Wednesday, June 15, 2016

Movie Review - The Girl in the Book

The Girl in the Book (2015)
Starring Emily VanCamp, Michael Nyqvist, Ana Mulvoy-Ten, Ali Ahn, Michael Cristofer, and David Call
Directed by Marya Cohn
***This film is currently streaming on Netflix***

Every now and then I'll find myself streaming a movie no one has heard about on Netflix and wondering why it didn't get a little more acclaim or recognition in the prior year.  2014's sleeper for me was The Grand Seduction -- seriously, give that charming flick a go -- and 2015 brings me The Girl in the Book.  While not quite of the same caliber of that aforementioned Taylor Kitsch film in part because of its low Kickstarter budget, The Girl in the Book tells the rather gloomy tale of twenty-nine year-old book editor Alice (Emily VanCamp) whose trying teenage years come back to haunt her emotionally when a friend of her father's, author Milan Daneker (Michael Nyqvist), returns to her life nearly a decade after causing irrevocable harm to her.  What exactly that "harm" is reveals itself slowly through a series of flashbacks in which the teenage writer Alice (played by Ana Mulvoy-Ten) is mentored by Milan as he tries to help her become a better wordsmith.

Even discounting the pain Milan caused her, Alice has also had to live with the fact that Milan's most popular novel -- one that has been read prolifically in high schools and colleges over the past several years -- is essentially a detailing of her teenage life.  This trying emotional anguish is elegantly displayed by Emily VanCamp, an actress perhaps best known heretofore for her work in several long-running tv dramas.  While tv certainly doesn't carry that "lower tier" stigma anymore that it perhaps once did, The Girl in the Book asks quite a lot from Ms. VanCamp and she exceeded my expectations, creating a character that was captivating and believably realistic in her emotions, actions, and reactions.  Her naturalness is matched by her younger counterpart Ana Mulvoy-Ten who captures the innocence and adventurous curiosity of a teenage girl.  Together, the two actresses have crafted a character I found to be immensely intriguing.

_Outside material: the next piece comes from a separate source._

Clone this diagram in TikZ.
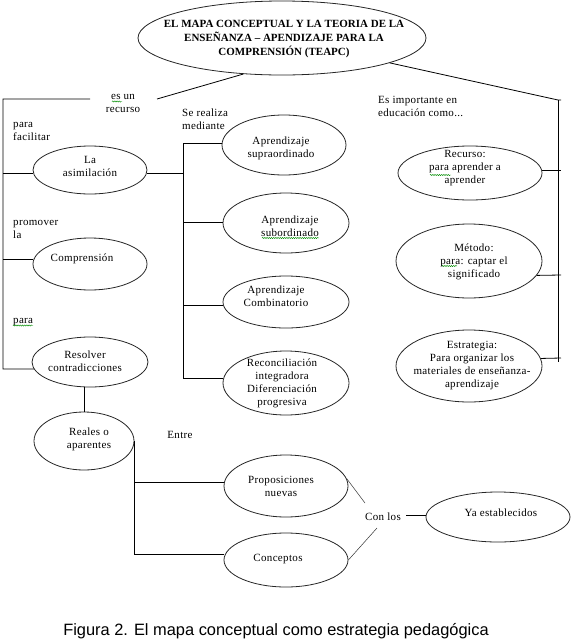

That said, The Girl in Book isn't quite without its faults.  I admittedly almost turned the thing off in the first fifteen minutes.  This is director Marya Cohn's first feature film and in those opening moments, things seemed sketchy visually and I found the story (also written by Cohn) initially bland and uninteresting.  I'm quite happy I stuck it out though, obviously becoming quite entranced with Alice's tale.  Granted, much like the beginning, the film's conclusion falls a bit flat, feeling too bouncy and nicely tied up considering the higher-strung emotional stakes that preceded it.  However, The Girl in the Book doesn't overstay its welcome (it's a short 85 minutes) and it gives us two of the better and certainly overlooked female performances from 2015.